Getting on top of animal pests

Bush remnants can host animal pests, which cause significant damage to both native plants and animals. Animal pests can have a staggering impact on our natural ecosystems by:

  • Eating or damaging native plants. In some places, pest browsing of particular species can significantly change the make-up of a forest.
  • Eating the annual seed crop of some plants, preventing natural regeneration.
  • Eating seedlings, preventing regeneration and opening up the understorey to weed invasion.
  • Killing native birds and animals.
  • Destroying nesting sites and depleting food sources for native birds.

Regular control of animal pests is an essential part of successfully protecting your bush remnant. It is not a one-off job, so you’ll need to schedule pest control in your ongoing work programme.


Possums are a significant threat to bush, causing considerable damage to trees, shrubs and seedlings. They also carry bovine tuberculosis, posing a threat to agriculture. While it is almost impossible to completely eradicate possums, regular control will reduce local populations to less damaging levels. In most areas, ongoing possum control will be necessary because of re-invasion. If you can afford nothing else, possum control is essential and will have the biggest positive effect on the condition of your bush.

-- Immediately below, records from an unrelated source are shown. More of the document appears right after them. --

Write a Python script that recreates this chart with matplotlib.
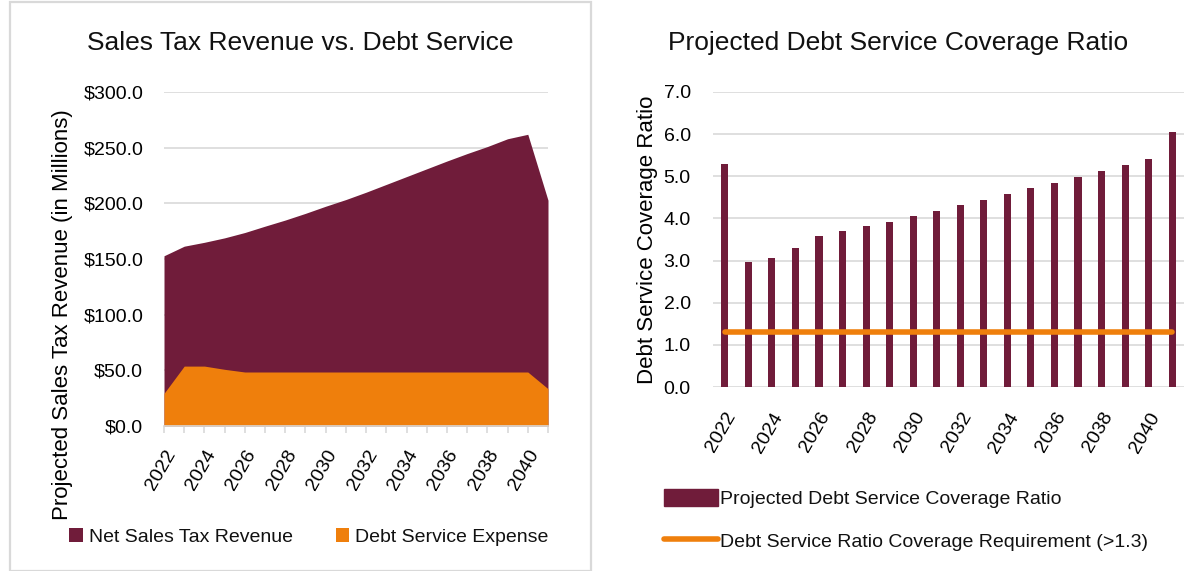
import matplotlib.pyplot as plt
from matplotlib.patches import Rectangle
from matplotlib.lines import Line2D
from matplotlib import font_manager

years = list(range(2022, 2042))
net_revenue = [152.9, 161.5, 165.0, 169.0, 173.8, 179.5, 185.0, 191.0, 197.4, 203.4,
               210.0, 217.0, 224.0, 231.0, 238.0, 244.7, 251.0, 258.0, 262.0, 202.8]
debt_expense = [29.3, 53.8, 53.8, 50.9, 48.5, 48.5, 48.5, 48.5, 48.5, 48.5,
                48.5, 48.5, 48.5, 48.5, 48.5, 48.5, 48.5, 48.5, 48.5, 33.5]
coverage = [5.28, 2.97, 3.05, 3.29, 3.58, 3.69, 3.81, 3.92, 4.05, 4.18,
            4.31, 4.44, 4.57, 4.72, 4.85, 4.98, 5.12, 5.26, 5.41, 6.04]
requirement = 1.3
year_labels = [str(y) if y % 2 == 0 else "" for y in years]

MAROON = "#701C3A"
ORANGE = "#EF7F0C"
GRID = "#D9D9D9"

names = {f.name for f in font_manager.fontManager.ttflist}
narrow = "Liberation Sans Narrow" if "Liberation Sans Narrow" in names else "Liberation Sans"
plt.rcParams["font.family"] = [narrow, "DejaVu Sans"]
plt.rcParams["text.color"] = "#111111"

fig = plt.figure(figsize=(11.95, 5.71), dpi=100)

# panel frame around the left chart
fig.patches.append(Rectangle((10 / 1195, 0), 581 / 1195, 569 / 571, transform=fig.transFigure,
                             fill=False, edgecolor=GRID, linewidth=1.6))

# ---- left: revenue vs debt service ----
ax1 = fig.add_axes([164 / 1195, 1 - 426 / 571, 384 / 1195, 334 / 571])
ax1.fill_between(years, net_revenue, color=MAROON, linewidth=0, label="Net Sales Tax Revenue")
ax1.fill_between(years, debt_expense, color=ORANGE, linewidth=0, label="Debt Service Expense")
ax1.set_xlim(2022, 2041)
ax1.set_ylim(0, 300)
ax1.set_yticks(range(0, 301, 50))
ax1.set_yticklabels([f"${v:.1f}" for v in range(0, 301, 50)], fontsize=14)
ax1.set_xticks(years)
ax1.set_xticklabels(year_labels, rotation=60, ha="right", rotation_mode="anchor", fontsize=14)
ax1.grid(axis="y", color=GRID, linewidth=1.2)
ax1.set_axisbelow(True)
for s in ["top", "right", "left"]:
    ax1.spines[s].set_visible(False)
ax1.spines["bottom"].set_color(GRID)
ax1.spines["bottom"].set_linewidth(1.2)
ax1.tick_params(axis="x", length=5, color=GRID, width=1.2, pad=10)
ax1.tick_params(axis="y", length=0, pad=15)
ax1.set_ylabel("Projected Sales Tax Revenue (in Millions)", fontsize=16)
ax1.yaxis.set_label_coords(-0.236, 0.332)
fig.text(300 / 1195, 1 - 43 / 571, "Sales Tax Revenue vs. Debt Service", fontsize=19,
         ha="center", va="center")
ax1.legend(loc="center", bbox_to_anchor=(309 / 1195, 1 - 537 / 571), bbox_transform=fig.transFigure,
           ncol=2, frameon=False, fontsize=14, handlelength=0.7, handleheight=0.75,
           handletextpad=0.3, columnspacing=2.2)

# ---- right: coverage ratio ----
ax2 = fig.add_axes([713 / 1195, 1 - 387 / 571, 471 / 1195, 295 / 571])
x = list(range(len(years)))
ax2.bar(x, coverage, width=0.3, color=MAROON, label="Projected Debt Service Coverage Ratio")
ax2.plot([x[0], x[-1]], [requirement, requirement], color=ORANGE, linewidth=4,
         solid_capstyle="round", label="Debt Service Ratio Coverage Requirement (>1.3)")
ax2.set_xlim(-0.5, len(years) - 0.5)
ax2.set_ylim(0, 7)
ax2.set_yticks(range(0, 8))
ax2.set_yticklabels([f"{v:.1f}" for v in range(0, 8)], fontsize=14)
ax2.set_xticks(x)
ax2.set_xticklabels(year_labels, rotation=60, ha="right", rotation_mode="anchor", fontsize=14)
ax2.grid(axis="y", color=GRID, linewidth=1.2)
ax2.set_axisbelow(True)
for s in ["top", "right", "left", "bottom"]:
    ax2.spines[s].set_visible(False)
ax2.tick_params(axis="both", length=0)
ax2.tick_params(axis="y", pad=16)
ax2.tick_params(axis="x", pad=16)
ax2.set_ylabel("Debt Service Coverage Ratio", fontsize=16, labelpad=4)
fig.text(898 / 1195, 1 - 43 / 571, "Projected Debt Service Coverage Ratio", fontsize=19,
         ha="center", va="center")
handles = [Rectangle((0, 0), 1, 1, color=MAROON),
           Line2D([0], [0], color=ORANGE, linewidth=4, solid_capstyle="round")]
ax2.legend(handles, ["Projected Debt Service Coverage Ratio",
                     "Debt Service Ratio Coverage Requirement (>1.3)"],
           loc="upper left", bbox_to_anchor=(646 / 1195, 1 - 471 / 571), bbox_transform=fig.transFigure,
           frameon=False, fontsize=14, handlelength=2.8, handleheight=1.0, handletextpad=0.1,
           labelspacing=1.2)

fig.savefig("out.png", dpi=100)
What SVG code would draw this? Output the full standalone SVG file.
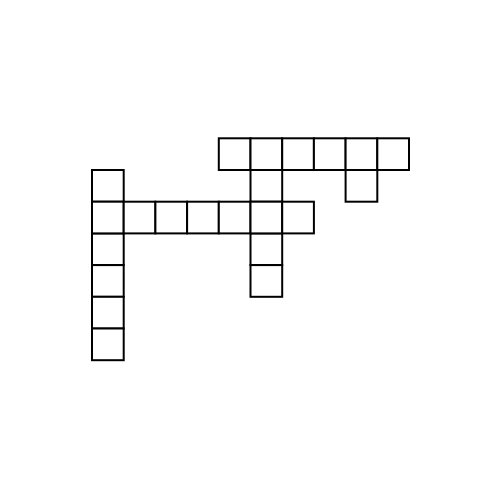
<svg xmlns="http://www.w3.org/2000/svg" width="500" height="499" viewBox="0 0 500 499">
<style>
.c{fill:#fff;stroke:#000;stroke-width:2}
</style>
<rect width="500" height="499" fill="#fff"/>
<g id="across-top">
<rect class="c" x="218.8" y="138.3" width="31.7" height="31.7"/>
<rect class="c" x="250.5" y="138.3" width="31.7" height="31.7"/>
<rect class="c" x="282.2" y="138.3" width="31.7" height="31.7"/>
<rect class="c" x="313.9" y="138.3" width="31.7" height="31.7"/>
<rect class="c" x="345.6" y="138.3" width="31.7" height="31.7"/>
<rect class="c" x="377.3" y="138.3" width="31.7" height="31.7"/>
</g>
<g id="down-right">
<rect class="c" x="345.6" y="170" width="31.7" height="31.7"/>
</g>
<g id="down-left">
<rect class="c" x="92" y="170" width="31.7" height="31.7"/>
<rect class="c" x="92" y="233.4" width="31.7" height="31.7"/>
<rect class="c" x="92" y="265.1" width="31.7" height="31.7"/>
<rect class="c" x="92" y="296.8" width="31.7" height="31.7"/>
<rect class="c" x="92" y="328.5" width="31.7" height="31.7"/>
</g>
<g id="down-middle">
<rect class="c" x="250.5" y="170" width="31.7" height="31.7"/>
<rect class="c" x="250.5" y="233.4" width="31.7" height="31.7"/>
<rect class="c" x="250.5" y="265.1" width="31.7" height="31.7"/>
</g>
<g id="across-middle">
<rect class="c" x="92" y="201.7" width="31.7" height="31.7"/>
<rect class="c" x="123.7" y="201.7" width="31.7" height="31.7"/>
<rect class="c" x="155.4" y="201.7" width="31.7" height="31.7"/>
<rect class="c" x="187.1" y="201.7" width="31.7" height="31.7"/>
<rect class="c" x="218.8" y="201.7" width="31.7" height="31.7"/>
<rect class="c" x="250.5" y="201.7" width="31.7" height="31.7"/>
<rect class="c" x="282.2" y="201.7" width="31.7" height="31.7"/>
</g>
</svg>
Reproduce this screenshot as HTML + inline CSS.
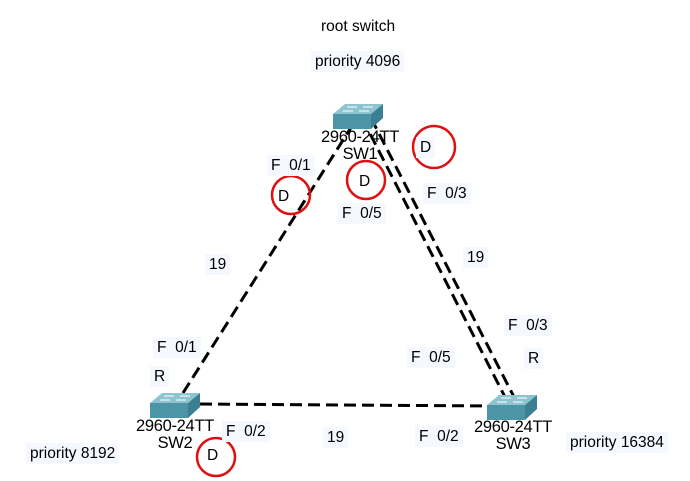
<!DOCTYPE html>
<html><head><meta charset="utf-8"><style>
body{margin:0;width:690px;height:481px;background:#fff;position:relative;overflow:hidden;font-family:"Liberation Sans",Arial,sans-serif;font-size:15.5px;color:#000}
.l{position:absolute;background:#f5f8ff;padding:2px 4px;line-height:17px;white-space:nowrap}
.t{position:absolute;text-align:center;line-height:17px;font-size:16.5px;white-space:nowrap;letter-spacing:-0.3px}
</style></head><body>
<svg width="690" height="481" style="position:absolute;left:0;top:0">
<g stroke="#000" stroke-width="3" stroke-dasharray="12,6" fill="none">
<line x1="183" y1="393" x2="357" y2="118"/>
<line x1="362" y1="118" x2="505" y2="397"/>
<line x1="371" y1="118" x2="514" y2="397"/>
<line x1="200" y1="404" x2="492" y2="406"/>
</g>
<defs><g id="sw">
<polygon points="0,10 12,0 50,0 38,10" fill="#8dc4cf"/>
<polygon points="0,10 38,10 38,25 0,25" fill="#4c95a7"/>
<polygon points="38,10 50,0 50,14 38,25" fill="#3a7f92"/>
<g stroke="#fff" stroke-width="1"><line x1="14" y1="3" x2="24" y2="3"/><line x1="30" y1="3" x2="40" y2="3"/><line x1="10" y1="7" x2="20" y2="7"/><line x1="26" y1="7" x2="36" y2="7"/></g>
</g></defs>
<use href="#sw" x="333" y="104"/>
<use href="#sw" x="150" y="393"/>
<use href="#sw" x="487" y="395"/>
<g stroke="#e01010" stroke-width="2.5" fill="none">
<circle cx="291" cy="195" r="19"/>
<circle cx="366" cy="180" r="19"/>
<circle cx="434" cy="147" r="21"/>
<circle cx="216" cy="457" r="19"/>
</g>
</svg>
<div class="t" style="left:310px;top:129px;width:100px">2960-24TT<br>SW1</div>
<div class="t" style="left:125px;top:418px;width:100px">2960-24TT<br>SW2</div>
<div class="t" style="left:463px;top:419px;width:100px">2960-24TT<br>SW3</div>
<div class="l" style="left:317px;top:16px;background:#fff">root switch</div>
<div class="l" style="left:311px;top:51px">priority 4096</div>
<div class="l" style="left:267px;top:155px">F&nbsp; 0/1</div>
<div class="l" style="left:274px;top:186px;background:none">D</div>
<div class="l" style="left:355px;top:171px;background:none">D</div>
<div class="l" style="left:416px;top:137px">D</div>
<div class="l" style="left:338px;top:203px">F&nbsp; 0/5</div>
<div class="l" style="left:423px;top:183px">F&nbsp; 0/3</div>
<div class="l" style="left:205px;top:254px">19</div>
<div class="l" style="left:463px;top:247px">19</div>
<div class="l" style="left:504px;top:315px">F&nbsp; 0/3</div>
<div class="l" style="left:524px;top:348px">R</div>
<div class="l" style="left:407px;top:347px">F&nbsp; 0/5</div>
<div class="l" style="left:153px;top:337px">F&nbsp; 0/1</div>
<div class="l" style="left:150px;top:366px">R</div>
<div class="l" style="left:222px;top:421px">F&nbsp; 0/2</div>
<div class="l" style="left:323px;top:427px">19</div>
<div class="l" style="left:415px;top:426px">F&nbsp; 0/2</div>
<div class="l" style="left:203px;top:445px;background:none">D</div>
<div class="l" style="left:26px;top:443px">priority 8192</div>
<div class="l" style="left:566px;top:432px">priority 16384</div>
</body></html>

There are a variety of control methods available, each with their own benefits and tradeoffs. Using poison bait stations can be an effective low-input control method. Traps are higher maintenance, but once you’ve purchased them the only cost is your labour. Night shooting around forest / pasture margins can also help. Talk to the Biosecurity staff at Greater Wellington for advice on which methods would be the most useful in your situation.

Rats and mice

Rats eat small animals, eggs and young birds, as well as a wide range of native fruits and seed. If you want to encourage native wildlife in your bush remnant, rat and mouse control will be necessary.

The best way to deal with rats and mice is by poisoning using bait stations. The best time to bait your traps is between spring and summer to protect birds over their breeding season, when they and their eggs are most vulnerable to predation from rats. Talk to the Biosecurity staff at Greater Wellington for more information.

Weasels, stoats, ferrets and cats

Mustelids (weasels, stoats and ferrets) and cats can have a devastating effect on native birds, eating both adults and their young. Stoats and cats are the most numerous and widespread.

Controlling rats, mice, stoats, ferrets and cats will help keep your bush block a healthy habitat for native birds and animals. Most of these pests can be targeted together with certain poisons, but each requires a different trapping method if poisons aren’t used. You’ll need to make sure your traps are approved by the SPCA. Contact Greater Wellington Regional Council for advice about the best methods for your property.

Goats, deer and pigs

Feral goats and deer can make short work of young seedlings and damage the leaves and bark of trees up to around two metres high. They will get through most fences! Pigs can destroy years of seedling regeneration in a very short time. Shooting is the most common control method for goats, deer and pigs. Professional hunters can be hired to eradicate or control feral pest animals.


Recent studies by Landcare Research indicate that hedgehogs are not the benign snuffling creatures that many of us may have thought. Hedgehogs are a potentially serious threat to endangered native skinks and invertebrates (animals without a backbone). They are also known to predate on the eggs and chicks of ground-nesting birds. Landcare Research scientists suggest laying traps for hedgehogs at the beginning of the birds’ breeding season, when hedgehogs may be at their most damaging, and in the autumn, when female hedgehogs can be specifically targeted.